== Material provided ==
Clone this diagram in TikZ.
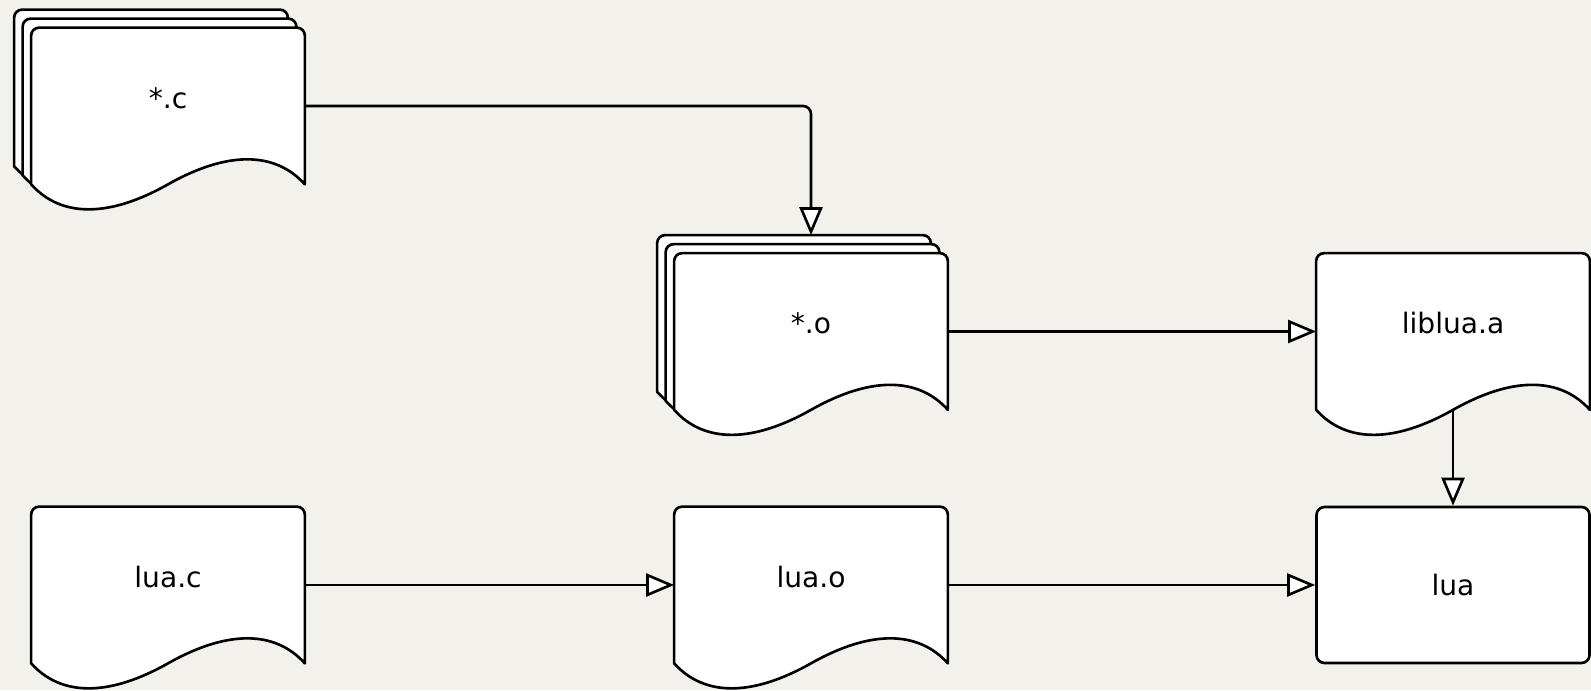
\documentclass[tikz,border=0pt]{standalone}
\usepackage{fontspec}
\setmainfont{DejaVu Sans}
\usetikzlibrary{arrows.meta,backgrounds}
\definecolor{paper}{HTML}{F3F1EC}

% corner radius of sheets, boxes and bends
\def\crad{0.16cm}
% one sheet with a wavy bottom, drawn round a node
\newcommand\docsheet[2][]{%
  \path[sheet,#1] (#2.south west) -- ([yshift=-\crad]#2.north west)
    arc[start angle=180, end angle=90, radius=\crad] -- ([xshift=-\crad]#2.north east)
    arc[start angle=90, end angle=0, radius=\crad] -- (#2.south east)
    .. controls +(-0.6,0.667) and +(1.18,0.667) .. (#2.south)
    .. controls +(-1.18,-0.667) and +(0.6,-0.667) .. (#2.south west) -- cycle;}
% three sheets stacked
\newcommand\docstack[1]{%
  \docsheet[transform canvas={shift={(-0.34,0.36)}}]{#1}
  \docsheet[transform canvas={shift={(-0.17,0.18)}}]{#1}
  \docsheet{#1}}

\begin{document}
\begin{tikzpicture}[line join=round, font=\fontsize{16}{19}\selectfont,
	doc/.style={minimum width=5.46cm, minimum height=3.12cm, inner sep=0pt, text height=0.45cm, text depth=0.35cm},
	box/.style={draw, fill=white, line width=1.5pt, rounded corners=\crad, minimum width=5.46cm, minimum height=3.12cm, inner sep=0pt},
	sheet/.style={draw, fill=white, line width=1.5pt, line join=round},
	flow/.style={line width=1.5pt, -{Triangle[length=0.56cm, width=0.46cm, fill=white]}}]
	\def\xa{3.36}
	\def\xb{16.22}
	\def\xc{29.06}
	\def\ya{11.68}
	\def\yb{7.17}
	\def\yc{2.10}
	\useasboundingbox (0,0) rectangle (31.82,13.8);
	\node[doc] (srcs) at (\xa,\ya) {*.c};
	\node[doc] (objs) at (\xb,\yb) {*.o};
	\node[doc] (liblua) at (\xc,\yb) {liblua.a};
	\node[doc] (luac) at (\xa,\yc) {lua.c};
	\node[doc] (luao) at (\xb,\yc) {lua.o};
	\node[box] (lua) at (\xc,\yc) {lua};
	\begin{scope}[on background layer]
		\fill[paper] (0,0) rectangle (31.82,13.8);
		\docstack{srcs}
		\docstack{objs}
		\docsheet{liblua}
		\docsheet{luac}
		\docsheet{luao}
	\end{scope}
	% top of the back sheet of *.o
	\coordinate (objtop) at ([yshift=0.36cm]objs.north);
	\draw[flow, rounded corners=\crad] (srcs.east) -| (objtop);
	\draw[flow] (objs.east) -- (liblua.west);
	\draw[flow] (liblua.south) -- (lua.north);
	\draw[flow] (luac.east) -- (luao.west);
	\draw[flow] (luao.east) -- (lua.west);
\end{tikzpicture}
\end{document}
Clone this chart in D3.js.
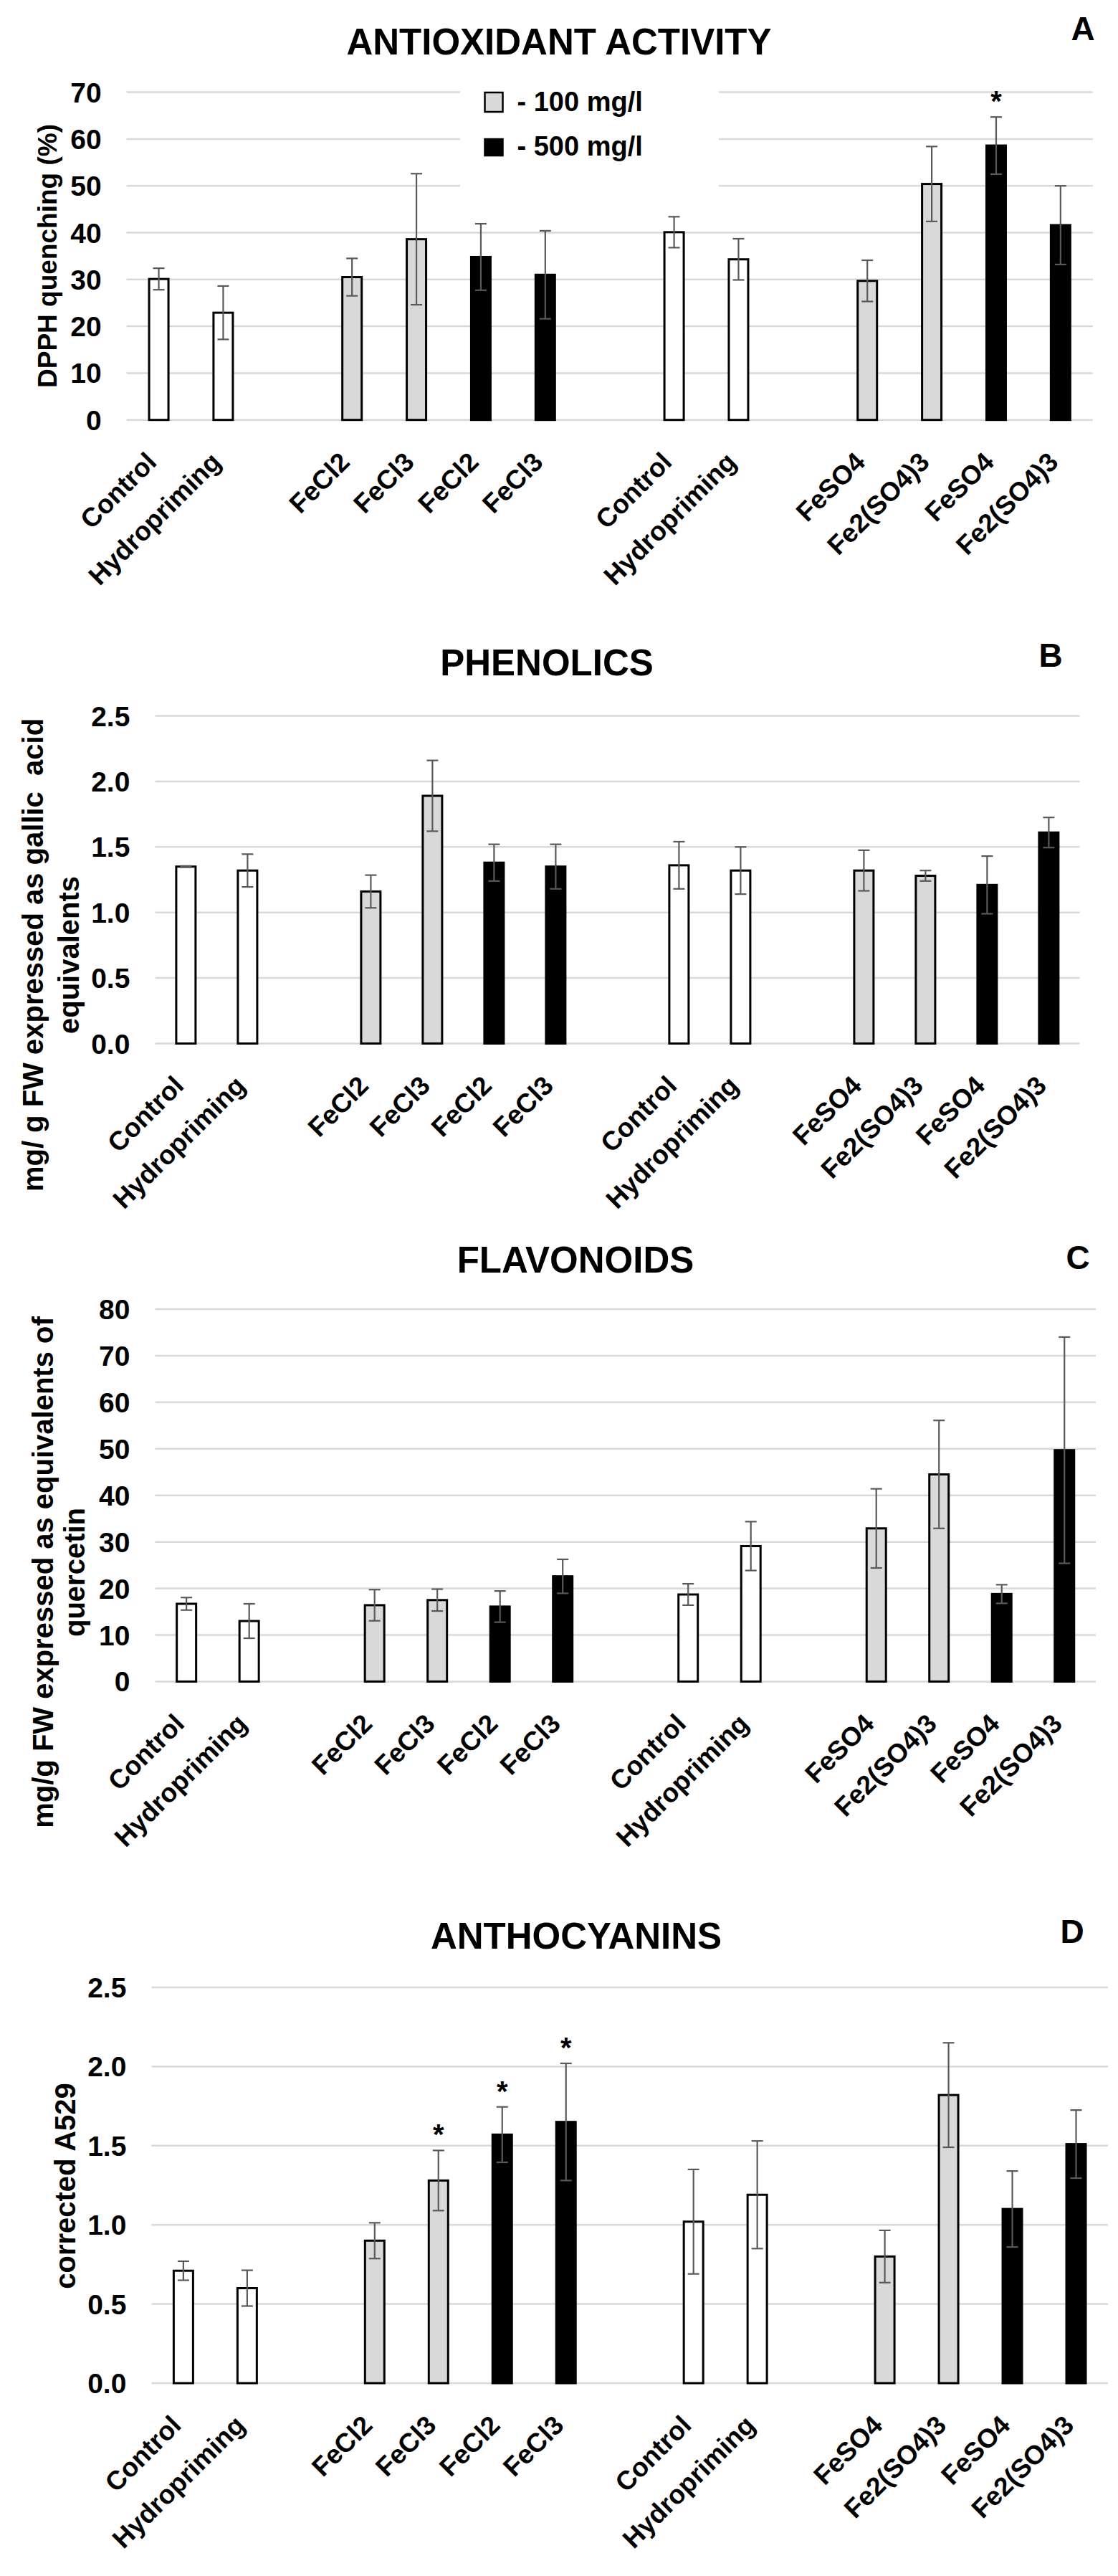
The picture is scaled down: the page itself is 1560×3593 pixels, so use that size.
<!DOCTYPE html>
<html>
<head>
<meta charset="utf-8">
<script src="https://cdn.jsdelivr.net/npm/d3@7/dist/d3.min.js"></script>
<style>
  html, body { margin: 0; padding: 0; background: #fff; }
  svg { display: block; }
  text { font-family: "Liberation Sans", Arial, sans-serif; font-weight: bold; fill: #000; }
</style>
</head>
<body>
<svg id="chart" width="1560" height="3593"></svg>
<script>
// ---------- DATA ----------
const categories = ["Control", "Hydropriming", "", "FeCl2", "FeCl3", "FeCl2", "FeCl3", "",
                    "Control", "Hydropriming", "", "FeSO4", "Fe2(SO4)3", "FeSO4", "Fe2(SO4)3"];
// 0 = no iron (white), 1 = 100 mg/l (grey), 2 = 500 mg/l (black)
const doseGroup = [0, 0, null, 1, 1, 2, 2, null, 0, 0, null, 1, 1, 2, 2];

const legendLabels = ["- 100 mg/l", "- 500 mg/l"];

const dpphMean = [30.1, 22.9, null, 30.5, 38.6, 34.8, 31.0, null, 40.1, 34.3, null, 29.7, 50.4, 58.6, 41.6];
const dpphErr  = [2.3, 5.7, null, 4.0, 14.0, 7.1, 9.4, null, 3.3, 4.4, null, 4.4, 8.0, 6.1, 8.4];
const dpphStars = [13];
const dpphTicks = [0, 10, 20, 30, 40, 50, 60, 70];

const phenMean = [1.35, 1.32, null, 1.16, 1.89, 1.38, 1.35, null, 1.36, 1.32, null, 1.32, 1.28, 1.21, 1.61];
const phenErr  = [0.005, 0.125, null, 0.125, 0.27, 0.14, 0.17, null, 0.18, 0.18, null, 0.155, 0.04, 0.22, 0.115];
const phenStars = [];
const phenTicks = [0, 0.5, 1.0, 1.5, 2.0, 2.5];

const flavMean = [16.7, 13.0, null, 16.4, 17.5, 16.1, 22.6, null, 18.7, 29.1, null, 32.9, 44.5, 18.8, 49.7];
const flavErr  = [1.35, 3.7, null, 3.35, 2.35, 3.35, 3.65, null, 2.3, 5.25, null, 8.5, 11.6, 2.0, 24.3];
const flavStars = [];
const flavTicks = [0, 10, 20, 30, 40, 50, 60, 70, 80];

const anthMean = [0.71, 0.60, null, 0.90, 1.28, 1.57, 1.65, null, 1.02, 1.19, null, 0.80, 1.82, 1.10, 1.51];
const anthErr  = [0.06, 0.113, null, 0.113, 0.19, 0.175, 0.37, null, 0.33, 0.34, null, 0.165, 0.33, 0.24, 0.215];
const anthStars = [4, 5, 6];
const anthTicks = [0, 0.5, 1.0, 1.5, 2.0, 2.5];

// ---------- LAYOUT ----------
const fills = ["#ffffff", "#d9d9d9", "#000000"];
const svg = d3.select("#chart");

const panels = [
  { mean: dpphMean, err: dpphErr, stars: dpphStars, ticks: dpphTicks, fmt: d3.format("d"),
    left: 176.6, right: 1524.8, y0: 585.7, yTop: 128.6,
    title: "ANTIOXIDANT ACTIVITY", titleX: 780, titleY: 76,
    letter: "A", letterX: 1511, letterY: 56,
    yTitle: ["DPPH quenching (%)"], yTitleX: [79], yTitleY: 357, yTitleSize: 37, legend: true },
  { mean: phenMean, err: phenErr, stars: phenStars, ticks: phenTicks, fmt: d3.format(".1f"),
    left: 216.4, right: 1506.4, y0: 1455.5, yTop: 998.5,
    title: "PHENOLICS", titleX: 763, titleY: 942,
    letter: "B", letterX: 1466, letterY: 930,
    yTitle: ["mg/ g FW expressed as gallic  acid", "equivalents"], yTitleX: [60, 110], yTitleY: 1332, yTitleSize: 40 },
  { mean: flavMean, err: flavErr, stars: flavStars, ticks: flavTicks, fmt: d3.format("d"),
    left: 216.4, right: 1529, y0: 2345.4, yTop: 1826,
    title: "FLAVONOIDS", titleX: 803, titleY: 1775,
    letter: "C", letterX: 1504, letterY: 1770,
    yTitle: ["mg/g FW expressed as equivalents of", "quercetin"], yTitleX: [74, 118], yTitleY: 2193, yTitleSize: 40 },
  { mean: anthMean, err: anthErr, stars: anthStars, ticks: anthTicks, fmt: d3.format(".1f"),
    left: 211.4, right: 1546, y0: 3324, yTop: 2772,
    title: "ANTHOCYANINS", titleX: 804, titleY: 2718,
    letter: "D", letterX: 1496, letterY: 2710,
    yTitle: ["corrected A529"], yTitleX: [104.5], yTitleY: 3049, yTitleSize: 40 }
];

panels.forEach(p => {
  const g = svg.append("g");
  const maxTick = p.ticks[p.ticks.length - 1];
  const x = d3.scaleBand().domain(d3.range(categories.length)).range([p.left, p.right]).padding(0);
  const y = d3.scaleLinear().domain([0, maxTick]).range([p.y0, p.yTop]);
  const cx = i => x(i) + x.bandwidth() / 2;
  const barW = 27;

  // gridlines
  g.append("g").selectAll("line").data(p.ticks).join("line")
    .attr("x1", p.left).attr("x2", p.right)
    .attr("y1", d => y(d)).attr("y2", d => y(d))
    .attr("stroke", "#d9d9d9").attr("stroke-width", 2.5);

  // y tick labels
  g.append("g").selectAll("text").data(p.ticks).join("text")
    .attr("x", p.left - 35).attr("y", d => y(d)).attr("dy", "0.36em")
    .attr("text-anchor", "end").style("font-size", "39px")
    .text(d => p.fmt(d));

  // legend
  if (p.legend) {
    const lg = g.append("g");
    lg.append("rect").attr("x", 642).attr("y", 108).attr("width", 361).attr("height", 165).attr("fill", "#fff");
    const rows = [1, 2];
    lg.selectAll("rect.key").data(rows).join("rect").attr("class", "key")
      .attr("x", 676.5).attr("y", (d, i) => [129, 194][i])
      .attr("width", 25).attr("height", (d, i) => [27, 23][i])
      .attr("fill", d => fills[d]).attr("stroke", "#000").attr("stroke-width", 2.5);
    lg.selectAll("text").data(legendLabels).join("text")
      .attr("x", 721.5).attr("y", (d, i) => [155, 216.7][i])
      .style("font-size", "38px").text(d => d);
  }

  const idx = d3.range(categories.length).filter(i => p.mean[i] != null);

  // bars
  g.append("g").selectAll("rect").data(idx).join("rect")
    .attr("x", i => cx(i) - barW / 2).attr("width", barW)
    .attr("y", i => y(p.mean[i])).attr("height", i => p.y0 - y(p.mean[i]))
    .attr("fill", i => fills[doseGroup[i]])
    .attr("stroke", "#000").attr("stroke-width", 3);

  // error bars
  const eg = g.append("g").attr("stroke", "#595959").attr("stroke-width", 2.2);
  idx.forEach(i => {
    const hi = y(p.mean[i] + p.err[i]), lo = y(p.mean[i] - p.err[i]);
    eg.append("line").attr("x1", cx(i)).attr("x2", cx(i)).attr("y1", hi).attr("y2", lo);
    eg.append("line").attr("x1", cx(i) - 8).attr("x2", cx(i) + 8).attr("y1", hi).attr("y2", hi);
    eg.append("line").attr("x1", cx(i) - 8).attr("x2", cx(i) + 8).attr("y1", lo).attr("y2", lo);
  });

  // significance stars
  g.append("g").selectAll("text").data(p.stars).join("text")
    .attr("x", i => cx(i)).attr("y", i => y(p.mean[i] + p.err[i]) - 8)
    .attr("text-anchor", "middle").style("font-size", "40px").text("*");

  // x labels
  g.append("g").selectAll("text").data(idx).join("text")
    .attr("transform", i => `translate(${cx(i) - 1},${p.y0 + 61}) rotate(-45)`)
    .attr("text-anchor", "end").style("font-size", "37px")
    .text(i => categories[i]);

  // title & letter
  g.append("text").attr("x", p.titleX).attr("y", p.titleY).attr("text-anchor", "middle")
    .style("font-size", "51px").text(p.title);
  g.append("text").attr("x", p.letterX).attr("y", p.letterY).attr("text-anchor", "middle")
    .style("font-size", "46px").text(p.letter);

  // y-axis title
  p.yTitle.forEach((t, k) => {
    g.append("text")
      .attr("transform", `translate(${p.yTitleX[k]},${p.yTitleY}) rotate(-90)`)
      .attr("text-anchor", "middle").style("font-size", p.yTitleSize + "px")
      .style("white-space", "pre")
      .text(t);
  });
});
</script>
</body>
</html>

== What is asked ==
Start at the line with "The picture is", stop at the line with "const anthTicks = [0, 0.5, 1.0, 1.5, 2.0, 2.5];", and return every line in that stretch exactly, those two included.

== Written solution ==
The picture is scaled down: the page itself is 1560×3593 pixels, so use that size.
<!DOCTYPE html>
<html>
<head>
<meta charset="utf-8">
<script src="https://cdn.jsdelivr.net/npm/d3@7/dist/d3.min.js"></script>
<style>
  html, body { margin: 0; padding: 0; background: #fff; }
  svg { display: block; }
  text { font-family: "Liberation Sans", Arial, sans-serif; font-weight: bold; fill: #000; }
</style>
</head>
<body>
<svg id="chart" width="1560" height="3593"></svg>
<script>
// ---------- DATA ----------
const categories = ["Control", "Hydropriming", "", "FeCl2", "FeCl3", "FeCl2", "FeCl3", "",
                    "Control", "Hydropriming", "", "FeSO4", "Fe2(SO4)3", "FeSO4", "Fe2(SO4)3"];
// 0 = no iron (white), 1 = 100 mg/l (grey), 2 = 500 mg/l (black)
const doseGroup = [0, 0, null, 1, 1, 2, 2, null, 0, 0, null, 1, 1, 2, 2];

const legendLabels = ["- 100 mg/l", "- 500 mg/l"];

const dpphMean = [30.1, 22.9, null, 30.5, 38.6, 34.8, 31.0, null, 40.1, 34.3, null, 29.7, 50.4, 58.6, 41.6];
const dpphErr  = [2.3, 5.7, null, 4.0, 14.0, 7.1, 9.4, null, 3.3, 4.4, null, 4.4, 8.0, 6.1, 8.4];
const dpphStars = [13];
const dpphTicks = [0, 10, 20, 30, 40, 50, 60, 70];

const phenMean = [1.35, 1.32, null, 1.16, 1.89, 1.38, 1.35, null, 1.36, 1.32, null, 1.32, 1.28, 1.21, 1.61];
const phenErr  = [0.005, 0.125, null, 0.125, 0.27, 0.14, 0.17, null, 0.18, 0.18, null, 0.155, 0.04, 0.22, 0.115];
const phenStars = [];
const phenTicks = [0, 0.5, 1.0, 1.5, 2.0, 2.5];

const flavMean = [16.7, 13.0, null, 16.4, 17.5, 16.1, 22.6, null, 18.7, 29.1, null, 32.9, 44.5, 18.8, 49.7];
const flavErr  = [1.35, 3.7, null, 3.35, 2.35, 3.35, 3.65, null, 2.3, 5.25, null, 8.5, 11.6, 2.0, 24.3];
const flavStars = [];
const flavTicks = [0, 10, 20, 30, 40, 50, 60, 70, 80];

const anthMean = [0.71, 0.60, null, 0.90, 1.28, 1.57, 1.65, null, 1.02, 1.19, null, 0.80, 1.82, 1.10, 1.51];
const anthErr  = [0.06, 0.113, null, 0.113, 0.19, 0.175, 0.37, null, 0.33, 0.34, null, 0.165, 0.33, 0.24, 0.215];
const anthStars = [4, 5, 6];
const anthTicks = [0, 0.5, 1.0, 1.5, 2.0, 2.5];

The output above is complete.